A California Care Facility Permit Bond is a type of surety bond required by the state for individuals or businesses operating licensed care facilities. The bond acts as a financial guarantee that the facility will comply with all applicable laws, regulations, and licensing conditions. It protects residents, employees, and the public from potential misconduct, fraud, or negligence by the facility owner or operator.
The bond involves three key parties: the principal (the care facility operator), the obligee (the state of California), and the surety (the company issuing the bond). If the principal fails to meet legal obligations, the obligee or affected parties can file a claim against the bond. The surety will compensate for valid claims up to the bond's limit, and the principal is ultimately responsible for reimbursing the surety.

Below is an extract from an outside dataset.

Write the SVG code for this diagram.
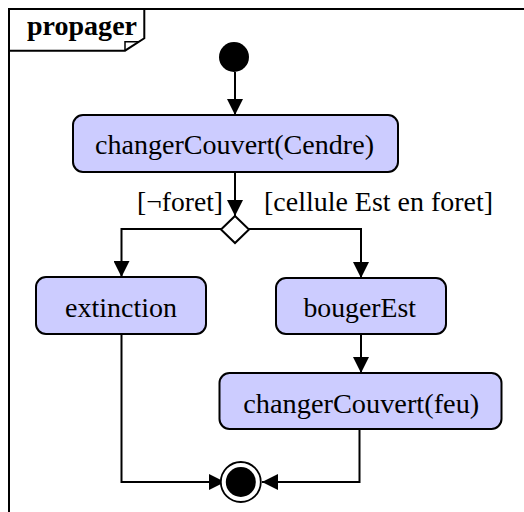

The care facility industry inherently involves a significant level of trust. Residents and their families depend on care providers to maintain high standards of care and ethical operations. The state mandates the permit bond to reinforce this trust, ensuring that licensed facilities operate responsibly.
The bond helps safeguard against financial losses or harm resulting from a facility’s failure to comply with licensing requirements. For example, if a care facility engages in unethical practices, such as financial mismanagement or neglect, affected parties can seek compensation through the bond.
To obtain a California Care Facility Permit Bond, operators must work with a licensed surety bond provider. The process typically begins with an application, during which the surety evaluates the applicant’s financial stability, creditworthiness, and business history. These factors influence the bond premium, which is a percentage of the total bond amount set by the state.
Once approved, the bond is issued, and the facility can provide proof of bonding to the CDSS as part of its licensing or renewal application. It is important to note that maintaining an active bond is an ongoing requirement for licensure. Failure to renew or maintain the bond can result in penalties, including suspension or revocation of the facility’s license.
Operators should view the permit bond not just as a regulatory requirement but as a vital component of their business integrity. A surety bond signals to residents, families, and regulators that the facility is committed to lawful and ethical operations. It also reinforces the facility's reputation as a trustworthy care provider.
While the bond provides financial protection for claimants, it is not a substitute for liability insurance. Care facilities must maintain comprehensive insurance coverage to address broader risks, such as property damage or professional liability.
Additionally, the bond cost is an important consideration. Operators with strong credit profiles generally qualify for lower premiums, while those with weaker credit may face higher costs. Working with an experienced surety bond provider can help ensure that operators secure the best rates and maintain compliance with state requirements.
The California Care Facility Permit Bond is more than a regulatory requirement; it is a safeguard for vulnerable individuals and a commitment to ethical care facility operations. By securing this bond, operators demonstrate their dedication to accountability, transparency, and compliance with state laws. Understanding the bond's purpose and maintaining active coverage ensures smooth licensing and fosters trust with residents and their families.
How long does it take to obtain a California Care Facility Permit Bond?
Most surety bond providers can issue the bond within a few business days, depending on the applicant’s financial profile and responsiveness during the application process.
Can the bond amount change after issuance?
The bond amount is set by the state and remains consistent unless regulatory changes occur or the facility type changes, requiring an adjustment in bonding requirements.
What happens if a claim is made against my bond?
If a claim is filed and deemed valid, the surety will pay the claimant up to the bond limit. However, the facility operator is legally obligated to reimburse the surety for any payments made, including associated costs.